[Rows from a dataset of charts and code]
* * * * * * * * *
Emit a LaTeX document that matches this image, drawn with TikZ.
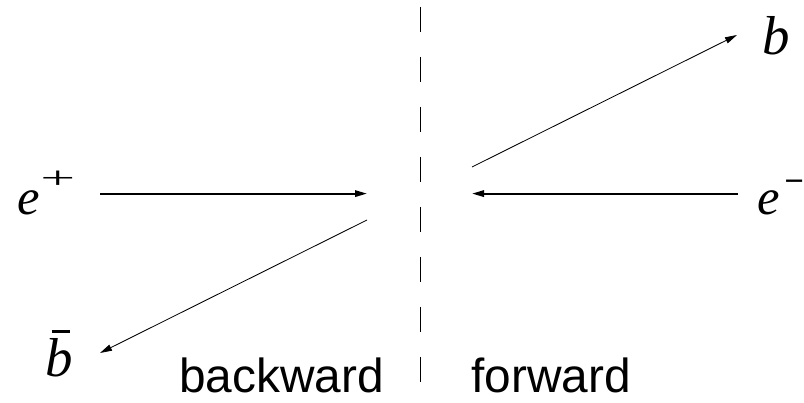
\documentclass[tikz,border=0pt]{standalone}
\usepackage{fontspec}
\setmainfont{Liberation Serif}
\setsansfont{Liberation Sans}
\usetikzlibrary{arrows.meta}

\newcommand{\supsign}[1]{\raisebox{19pt}{\upshape\fontsize{22}{22}\selectfont\scalebox{2}[1]{#1}}}
\newcommand{\barb}{\makebox[0pt][l]{\hspace{4.5pt}\rule[30.5pt]{12.8pt}{2.2pt}}b}

\begin{document}
\begin{tikzpicture}[>={Triangle[length=3mm,width=1.6mm]},
  part/.style={font=\itshape\fontsize{36}{40}\selectfont, inner sep=0pt, anchor=base west},
  quarkfont/.style={font=\itshape\fontsize{39}{42}\selectfont},
  side/.style={font=\sffamily\fontsize{34}{40}\selectfont, inner sep=0pt, text depth=0pt, anchor=base west},
  beam/.style={->, line width=1.4pt},
  jet/.style={->, line width=0.6pt},
  cut/.style={line width=0.9pt, dash pattern=on 0.625cm off 0.625cm}]
  \useasboundingbox (0,0) rectangle (20.1,10.05);
  % incoming beams
  \coordinate (pstart) at (2.5,5.21);
  \coordinate (pend) at (9.175,5.21);
  \coordinate (mstart) at (18.45,5.21);
  \coordinate (mend) at (11.8,5.21);
  % outgoing quarks
  \coordinate (qstart) at (11.8,5.875);
  \coordinate (qend) at (18.425,9.175);
  \coordinate (qbstart) at (9.175,4.55);
  \coordinate (qbend) at (2.5,1.225);
  % dividing line
  \coordinate (cuttop) at (10.52,9.875);
  \coordinate (cutbot) at (10.52,0.5);
  \node[part] (posi) at (0.425,4.675) {e\kern0.5pt\supsign{+}};
  \node[part] (elec) at (18.925,4.675) {e\kern3pt\supsign{-}};
  \node[part, quarkfont] (quark) at (19.05,8.675) {b};
  \node[part, quarkfont] (aquark) at (1.125,0.65) {\barb};
  \node[side] (back) at (4.475,0.24) {backward};
  \node[side] (fwd) at (11.775,0.24) {forward};
  \draw[beam] (pstart) -- (pend);
  \draw[beam] (mstart) -- (mend);
  \draw[jet] (qstart) -- (qend);
  \draw[jet] (qbstart) -- (qbend);
  \draw[cut] (cuttop) -- (cutbot);
\end{tikzpicture}
\end{document}
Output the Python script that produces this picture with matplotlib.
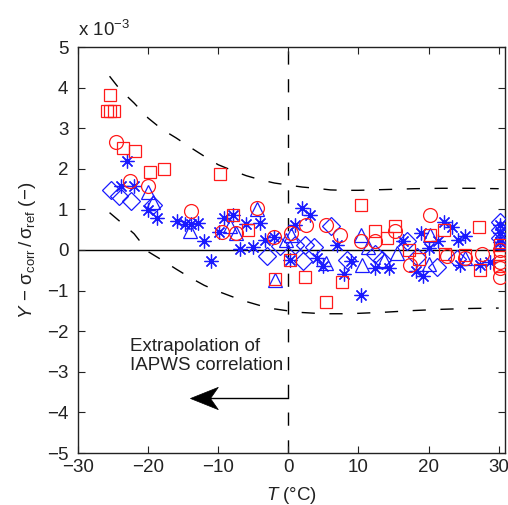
* * * * * * * * *
• _Problem requirements_: Print the listing above in full, exactly as written. Omit any pictures.

• _Answer for the task_:
Emit a LaTeX document that matches this image, drawn with TikZ.
\documentclass[tikz,border=0pt]{standalone}
\usepackage{fontspec}
\setmainfont{Liberation Serif}
\setsansfont{Liberation Sans}
\usetikzlibrary{arrows.meta}

\newcommand{\supsign}[1]{\raisebox{19pt}{\upshape\fontsize{22}{22}\selectfont\scalebox{2}[1]{#1}}}
\newcommand{\barb}{\makebox[0pt][l]{\hspace{4.5pt}\rule[30.5pt]{12.8pt}{2.2pt}}b}

\begin{document}
\begin{tikzpicture}[>={Triangle[length=3mm,width=1.6mm]},
  part/.style={font=\itshape\fontsize{36}{40}\selectfont, inner sep=0pt, anchor=base west},
  quarkfont/.style={font=\itshape\fontsize{39}{42}\selectfont},
  side/.style={font=\sffamily\fontsize{34}{40}\selectfont, inner sep=0pt, text depth=0pt, anchor=base west},
  beam/.style={->, line width=1.4pt},
  jet/.style={->, line width=0.6pt},
  cut/.style={line width=0.9pt, dash pattern=on 0.625cm off 0.625cm}]
  \useasboundingbox (0,0) rectangle (20.1,10.05);
  % incoming beams
  \coordinate (pstart) at (2.5,5.21);
  \coordinate (pend) at (9.175,5.21);
  \coordinate (mstart) at (18.45,5.21);
  \coordinate (mend) at (11.8,5.21);
  % outgoing quarks
  \coordinate (qstart) at (11.8,5.875);
  \coordinate (qend) at (18.425,9.175);
  \coordinate (qbstart) at (9.175,4.55);
  \coordinate (qbend) at (2.5,1.225);
  % dividing line
  \coordinate (cuttop) at (10.52,9.875);
  \coordinate (cutbot) at (10.52,0.5);
  \node[part] (posi) at (0.425,4.675) {e\kern0.5pt\supsign{+}};
  \node[part] (elec) at (18.925,4.675) {e\kern3pt\supsign{-}};
  \node[part, quarkfont] (quark) at (19.05,8.675) {b};
  \node[part, quarkfont] (aquark) at (1.125,0.65) {\barb};
  \node[side] (back) at (4.475,0.24) {backward};
  \node[side] (fwd) at (11.775,0.24) {forward};
  \draw[beam] (pstart) -- (pend);
  \draw[beam] (mstart) -- (mend);
  \draw[jet] (qstart) -- (qend);
  \draw[jet] (qbstart) -- (qbend);
  \draw[cut] (cuttop) -- (cutbot);
\end{tikzpicture}
\end{document}
Output the Python script that produces this picture with matplotlib.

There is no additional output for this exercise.